— begin Extracted data —

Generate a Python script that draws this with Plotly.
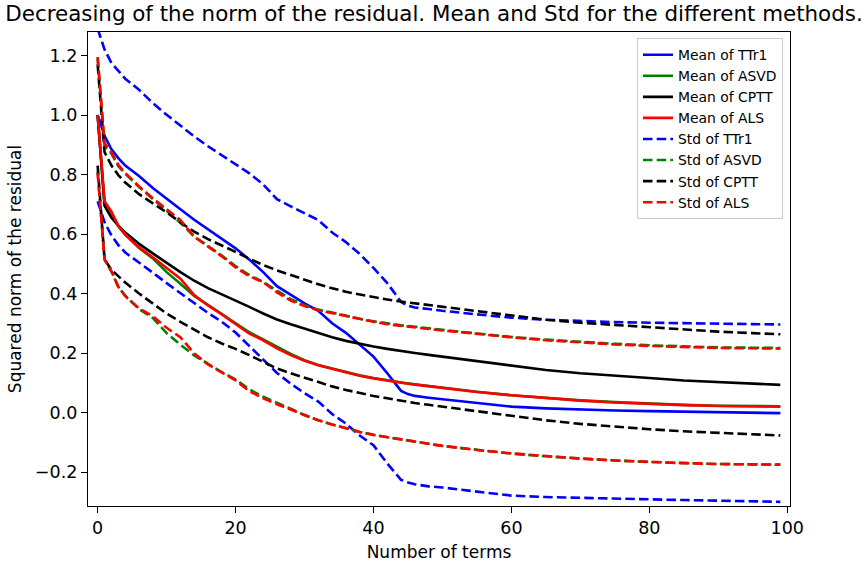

— end Extracted data —
— begin Extracted data —

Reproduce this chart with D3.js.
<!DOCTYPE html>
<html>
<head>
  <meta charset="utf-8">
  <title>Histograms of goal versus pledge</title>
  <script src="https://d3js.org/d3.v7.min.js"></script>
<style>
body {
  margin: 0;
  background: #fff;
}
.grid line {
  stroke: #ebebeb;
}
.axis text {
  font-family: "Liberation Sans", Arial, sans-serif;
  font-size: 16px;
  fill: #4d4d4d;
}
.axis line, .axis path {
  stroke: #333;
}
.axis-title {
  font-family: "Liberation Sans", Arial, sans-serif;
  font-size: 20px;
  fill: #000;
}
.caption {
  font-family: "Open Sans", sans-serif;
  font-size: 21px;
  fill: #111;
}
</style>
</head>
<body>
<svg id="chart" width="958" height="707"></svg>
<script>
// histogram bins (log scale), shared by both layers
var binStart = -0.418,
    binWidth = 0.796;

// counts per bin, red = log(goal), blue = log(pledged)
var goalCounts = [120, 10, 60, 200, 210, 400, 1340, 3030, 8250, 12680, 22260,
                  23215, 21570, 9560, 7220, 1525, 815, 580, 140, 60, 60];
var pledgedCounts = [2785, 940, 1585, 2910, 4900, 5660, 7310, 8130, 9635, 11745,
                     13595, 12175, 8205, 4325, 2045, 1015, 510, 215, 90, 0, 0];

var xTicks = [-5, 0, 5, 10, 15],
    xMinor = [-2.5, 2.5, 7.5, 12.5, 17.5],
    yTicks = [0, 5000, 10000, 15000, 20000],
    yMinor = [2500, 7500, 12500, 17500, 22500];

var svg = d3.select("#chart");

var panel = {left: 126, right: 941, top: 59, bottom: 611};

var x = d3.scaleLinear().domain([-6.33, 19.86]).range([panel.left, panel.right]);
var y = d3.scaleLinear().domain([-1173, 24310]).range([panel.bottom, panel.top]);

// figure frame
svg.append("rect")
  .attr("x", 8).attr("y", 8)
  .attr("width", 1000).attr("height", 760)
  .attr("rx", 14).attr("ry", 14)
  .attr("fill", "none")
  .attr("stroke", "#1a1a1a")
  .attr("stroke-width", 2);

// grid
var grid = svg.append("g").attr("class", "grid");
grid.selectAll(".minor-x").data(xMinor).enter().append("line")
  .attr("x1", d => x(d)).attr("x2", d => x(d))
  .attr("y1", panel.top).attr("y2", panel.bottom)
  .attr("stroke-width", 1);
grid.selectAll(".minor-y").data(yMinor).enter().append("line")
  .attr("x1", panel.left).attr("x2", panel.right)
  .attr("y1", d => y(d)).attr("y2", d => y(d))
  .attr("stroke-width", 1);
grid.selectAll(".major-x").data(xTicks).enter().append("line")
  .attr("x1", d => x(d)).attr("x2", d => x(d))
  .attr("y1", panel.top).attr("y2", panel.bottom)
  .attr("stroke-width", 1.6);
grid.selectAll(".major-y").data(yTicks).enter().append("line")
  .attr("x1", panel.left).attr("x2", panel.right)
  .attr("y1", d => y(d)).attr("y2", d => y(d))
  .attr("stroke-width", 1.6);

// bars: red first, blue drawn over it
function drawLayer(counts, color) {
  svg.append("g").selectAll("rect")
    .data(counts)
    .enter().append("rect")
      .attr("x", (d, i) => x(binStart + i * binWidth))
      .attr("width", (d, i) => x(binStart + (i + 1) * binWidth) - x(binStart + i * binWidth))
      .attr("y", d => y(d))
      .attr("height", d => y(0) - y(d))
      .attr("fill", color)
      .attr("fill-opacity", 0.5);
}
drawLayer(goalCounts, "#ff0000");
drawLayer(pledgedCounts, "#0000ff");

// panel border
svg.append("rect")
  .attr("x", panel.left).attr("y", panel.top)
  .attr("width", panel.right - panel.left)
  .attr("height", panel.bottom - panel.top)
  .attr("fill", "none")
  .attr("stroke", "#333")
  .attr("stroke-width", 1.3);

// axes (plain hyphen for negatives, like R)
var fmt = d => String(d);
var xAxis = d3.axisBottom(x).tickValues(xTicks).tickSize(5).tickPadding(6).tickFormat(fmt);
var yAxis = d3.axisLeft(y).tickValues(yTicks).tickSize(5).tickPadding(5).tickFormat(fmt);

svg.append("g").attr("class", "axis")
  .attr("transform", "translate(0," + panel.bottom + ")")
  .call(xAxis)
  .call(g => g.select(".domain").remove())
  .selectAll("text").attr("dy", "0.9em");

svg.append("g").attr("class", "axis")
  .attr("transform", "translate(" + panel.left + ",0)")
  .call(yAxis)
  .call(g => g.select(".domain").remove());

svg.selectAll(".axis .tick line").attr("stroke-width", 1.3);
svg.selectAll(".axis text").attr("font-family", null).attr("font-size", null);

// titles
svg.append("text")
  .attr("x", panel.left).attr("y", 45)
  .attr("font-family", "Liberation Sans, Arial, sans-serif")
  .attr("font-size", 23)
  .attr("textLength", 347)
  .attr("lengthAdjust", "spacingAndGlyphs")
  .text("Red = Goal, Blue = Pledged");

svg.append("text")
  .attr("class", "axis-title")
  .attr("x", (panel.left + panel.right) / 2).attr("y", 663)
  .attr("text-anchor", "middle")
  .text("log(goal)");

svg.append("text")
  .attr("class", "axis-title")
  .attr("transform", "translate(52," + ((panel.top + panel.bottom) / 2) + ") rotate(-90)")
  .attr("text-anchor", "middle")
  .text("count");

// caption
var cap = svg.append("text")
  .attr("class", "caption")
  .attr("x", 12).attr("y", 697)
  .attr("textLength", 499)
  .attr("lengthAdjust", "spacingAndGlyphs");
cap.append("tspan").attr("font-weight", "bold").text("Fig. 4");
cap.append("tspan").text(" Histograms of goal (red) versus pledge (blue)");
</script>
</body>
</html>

— end Extracted data —

Filter the entries down to the lines containing "script". Copy each of those lines.

Generate a Python script that draws this with Plotly.
  <script src="https://d3js.org/d3.v7.min.js"></script>
<script>
</script>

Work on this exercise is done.